Há 50 anos, por exemplo, também tínhamos um grave problema na habitação, onde metade das casas não tinha saneamento ou acesso à rede de esgotos, eletricidade e muitas nem água corrente possuíam. As rendas eram altas, por conta da especulação, e desajustadas com os rendimentos auferidos. Muitas vezes, mais do que uma família dividia uma casa (se é que se podia chamar casa àquilo onde viviam) e não era raro ver famílias num quarto.

Foi o movimento pelo direito à habitação, em grande medida liderado por mulheres, que esteve na origem de diferentes comissões que permitiram a intervenção direta das pessoas no sistema político e económico.

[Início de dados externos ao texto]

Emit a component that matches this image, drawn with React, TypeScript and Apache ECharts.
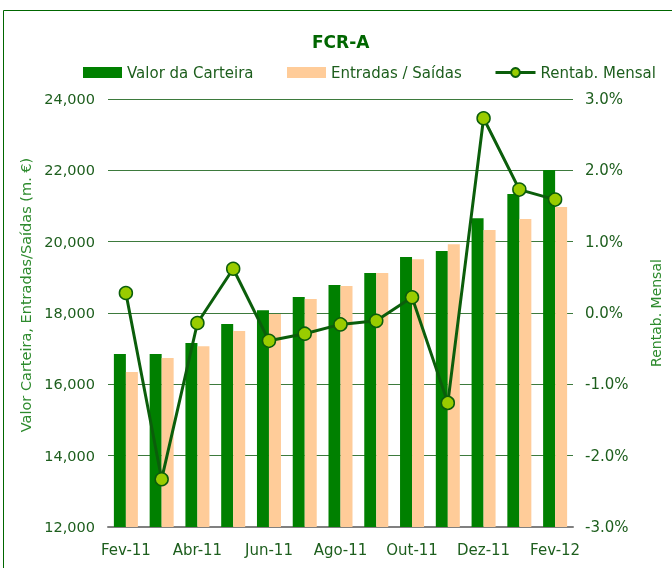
import React, { useEffect, useRef } from "react";
import * as echarts from "echarts";

const categories = ["Fev-11", "Mar-11", "Abr-11", "Mai-11", "Jun-11", "Jul-11", "Ago-11", "Set-11", "Out-11", "Nov-11", "Dez-11", "Jan-12", "Fev-12"];
const valorCarteira = [16850, 16850, 17160, 17690, 18080, 18450, 18785, 19120, 19570, 19740, 20660, 21335, 22010];
const entradasSaidas = [16345, 16740, 17070, 17495, 17970, 18390, 18755, 19120, 19510, 19930, 20330, 20635, 20970];
const rentabMensal = [0.28, -2.33, -0.14, 0.62, -0.39, -0.29, -0.16, -0.11, 0.22, -1.26, 2.73, 1.73, 1.59];

const FONT = "DejaVu Sans, Verdana, sans-serif";
const DARK = "#1d5e1d";
const NAMECOL = "#2e8b2e";

const legendText = { color: DARK, fontSize: 15, fontFamily: FONT };

export default function App() {
  const ref = useRef<HTMLDivElement>(null);
  useEffect(() => {
    if (!ref.current) return;
    const chart = echarts.init(ref.current, undefined, { renderer: "svg" });
    chart.setOption({
      animation: false,
      textStyle: { fontFamily: FONT },
      title: {
        text: "FCR-A",
        left: 312,
        top: 33,
        padding: 0,
        textStyle: { color: "#006600", fontSize: 17, fontWeight: "bold", fontFamily: FONT },
      },
      legend: [
        {
          left: 83,
          top: 65,
          padding: 0,
          itemWidth: 39,
          itemHeight: 11,
          textStyle: legendText,
          data: [{ name: "Valor da Carteira", icon: "rect" }],
        },
        {
          left: 287,
          top: 65,
          padding: 0,
          itemWidth: 39,
          itemHeight: 11,
          textStyle: legendText,
          data: [{ name: "Entradas / Saídas", icon: "rect" }],
        },
        {
          left: 494,
          top: 65,
          padding: 0,
          itemWidth: 40,
          itemHeight: 11,
          textStyle: legendText,
          data: [{ name: "Rentab. Mensal", lineStyle: { width: 3 } }],
        },
      ],
      graphic: [
        {
          type: "rect",
          shape: { x: 3.5, y: 10.5, width: 720, height: 600 },
          style: { fill: "none", stroke: "#006600", lineWidth: 1 },
          silent: true,
        },
      ],
      grid: { left: 108, right: 99, top: 99, bottom: 41 },
      xAxis: {
        type: "category",
        data: categories,
        boundaryGap: true,
        axisLine: { onZero: false, lineStyle: { color: "#808080", width: 2 } },
        axisTick: { interval: 1, length: 5, lineStyle: { color: "#333333" } },
        axisLabel: { interval: 1, color: DARK, fontSize: 15, fontFamily: FONT, margin: 15 },
      },
      yAxis: [
        {
          type: "value",
          min: 12000,
          max: 24000,
          interval: 2000,
          name: "Valor Carteira, Entradas/Saídas (m. €)",
          nameLocation: "middle",
          nameGap: 74,
          nameTextStyle: { color: NAMECOL, fontSize: 14.5, fontFamily: FONT, padding: [0, 0, 0, 36] },
          axisLine: { show: false },
          axisTick: { show: false },
          axisLabel: {
            color: DARK,
            fontSize: 14.5,
            fontFamily: FONT,
            margin: 13,
            formatter: (v: number) => v.toLocaleString("en-US"),
          },
          splitLine: { lineStyle: { color: "#3d7a3d", width: 1 } },
        },
        {
          type: "value",
          min: -3,
          max: 3,
          interval: 1,
          name: "Rentab. Mensal",
          nameLocation: "middle",
          nameGap: 76,
          nameRotate: 90,
          nameTextStyle: { color: NAMECOL, fontSize: 14, fontFamily: FONT },
          axisLine: { show: false },
          axisTick: { show: false },
          splitLine: { show: false },
          axisLabel: {
            color: DARK,
            fontSize: 15,
            fontFamily: FONT,
            margin: 12,
            formatter: (v: number) => v.toFixed(1) + "%",
          },
        },
      ],
      series: [
        {
          name: "Valor da Carteira",
          type: "bar",
          data: valorCarteira,
          barWidth: 12,
          barGap: "0%",
          itemStyle: { color: "#008000" },
        },
        {
          name: "Entradas / Saídas",
          type: "bar",
          data: entradasSaidas,
          barWidth: 12,
          barGap: "0%",
          itemStyle: { color: "#ffcc99" },
        },
        {
          name: "Rentab. Mensal",
          type: "line",
          yAxisIndex: 1,
          data: rentabMensal,
          symbol: "circle",
          symbolSize: 13,
          lineStyle: { color: "#0b5e0b", width: 3 },
          itemStyle: { color: "#99cc00", borderColor: "#0b5e0b", borderWidth: 1.5 },
          z: 5,
        },
      ],
    });
    return () => chart.dispose();
  }, []);
  return <div ref={ref} style={{ position: "fixed", left: 0, top: 0, width: 672, height: 568 }} />;
}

Todo o processo SAAL (Serviço de Apoio Ambulatório Local) é disso exemplo, onde o poder local, técnicos e população se envolveram num esforço para resolver o problema habitacional, mas também exigindo o seu direito à cidade, a espaços culturais ou equipamentos urbanos para as crianças.

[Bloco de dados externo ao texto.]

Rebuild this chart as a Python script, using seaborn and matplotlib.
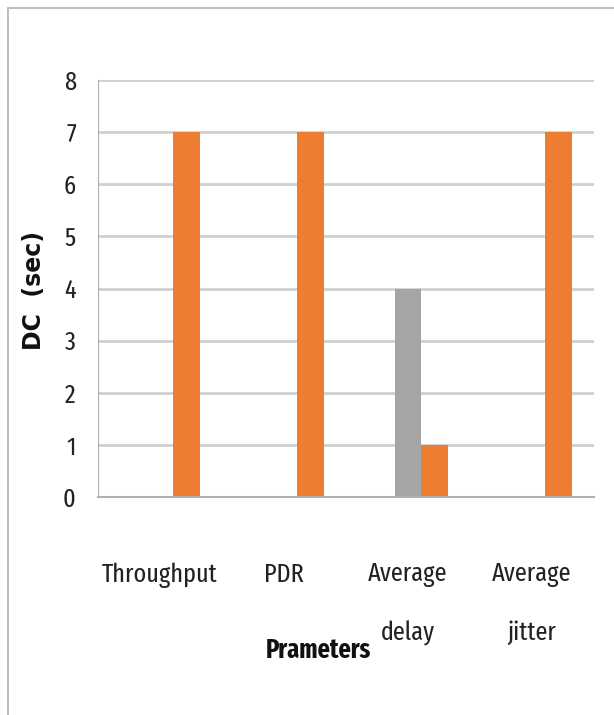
import matplotlib
matplotlib.use("Agg")
import matplotlib.pyplot as plt
import seaborn as sns
import pandas as pd
from matplotlib.lines import Line2D

categories = ["Throughput", "PDR", "Average\ndelay", "Average\njitter"]
series_names = ["Series1", "Series2", "Series3"]
series1 = [0, 0, 0, 0]
series2 = [0, 0, 4, 0]
series3 = [7, 7, 1, 7]
y_ticks = [0, 1, 2, 3, 4, 5, 6, 7, 8]

rows = []
for name, vals in zip(series_names, [series1, series2, series3]):
    for c, v in zip(categories, vals):
        rows.append({"cat": c, "series": name, "value": v})
df = pd.DataFrame(rows)

sns.set_style("white")
COND = ['Fira Sans Extra Condensed', 'DejaVu Sans']
plt.rcParams['font.family'] = COND

fig = plt.figure(figsize=(6.14, 7.15), dpi=100)
ax = fig.add_axes([98/614, 1-497/715, (594-98)/614, (497-80)/715])

sns.barplot(data=df, x="cat", y="value", hue="series", order=categories,
            hue_order=series_names,
            palette=["#4472C4", "#A5A5A5", "#ED7D31"], width=0.65,
            linewidth=0, ax=ax, legend=False, saturation=1)

ax.set_ylim(0, 8)
ax.set_xlim(-0.5, 3.5)
ax.set_yticks(y_ticks)
ax.set_yticklabels([str(t) for t in y_ticks], fontsize=19, color="#222222")
ax.yaxis.grid(True, color="#D0D0D0", linewidth=2)
ax.set_axisbelow(True)
for s in ["top", "right"]:
    ax.spines[s].set_visible(False)
ax.spines["left"].set_color("#B0B0B0")
ax.spines["bottom"].set_color("#B0B0B0")
ax.spines["bottom"].set_linewidth(1.5)
ax.tick_params(axis="y", length=5, width=2, color="#D0D0D0", pad=11)

# category labels centered, boundary tick marks
ax.set_xticks(range(len(categories)))
ax.set_xticklabels(categories, fontsize=19, linespacing=2.68, va="top",
                   color="#222222")
ax.tick_params(axis="x", length=0, pad=47)
ax.set_xticks([-0.5, 0.5, 1.5, 2.5, 3.5], minor=True)
ax.tick_params(axis="x", which="minor", length=11, width=1, color="#B0B0B0")

ax.set_xlabel("Prameters", fontsize=19, fontweight="bold", color="#111111")
ax.xaxis.set_label_coords((318-98)/496, -(658-497)/417)
ax.xaxis.label.set_va("baseline")
ax.set_ylabel("DC  (sec)", fontsize=17, fontweight="bold", color="#111111",
              family=['DejaVu Sans'])
ax.yaxis.set_label_coords((34-98)/496, (497-290)/417)
ax.yaxis.label.set_va("center")

# chart border (left and top)
fig.add_artist(Line2D([8/614, 8/614], [0, 1-8/715], color="#BFBFBF", lw=1.5))
fig.add_artist(Line2D([8/614, 1], [1-8/715, 1-8/715], color="#BFBFBF", lw=1.5))

fig.savefig("out.png", dpi=100)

Os políticos devem, em certa medida, representar quem neles votou sob pena de iniciarem o afastamento das pessoas que eles mesmos deviam representar. Não podemos confiar em quem não conhecemos e a maioria das pessoas desconhecerá quem é cabeça de lista do partido pelo distrito onde vota.

É importante, se queremos conservar a democracia e incluir todas as contribuições construtivas para uma sociedade mais inclusiva, que os políticos deixem por um momento o assento parlamentar e se sentem com as pessoas que representam, ouvindo os seus problemas e trabalhando em soluções. Entre outras atividades, esta permitiria renovar a confiança nas instituições democráticas.


[1] Numa referência ao golpe de Estado de Luís Bonaparte e ao golpe encetado pelo seu tio, Napoleão Bonaparte, anos antes, entre outras comparações entre figuras de relevo do período revolucionário e do período de Luís Bonaparte.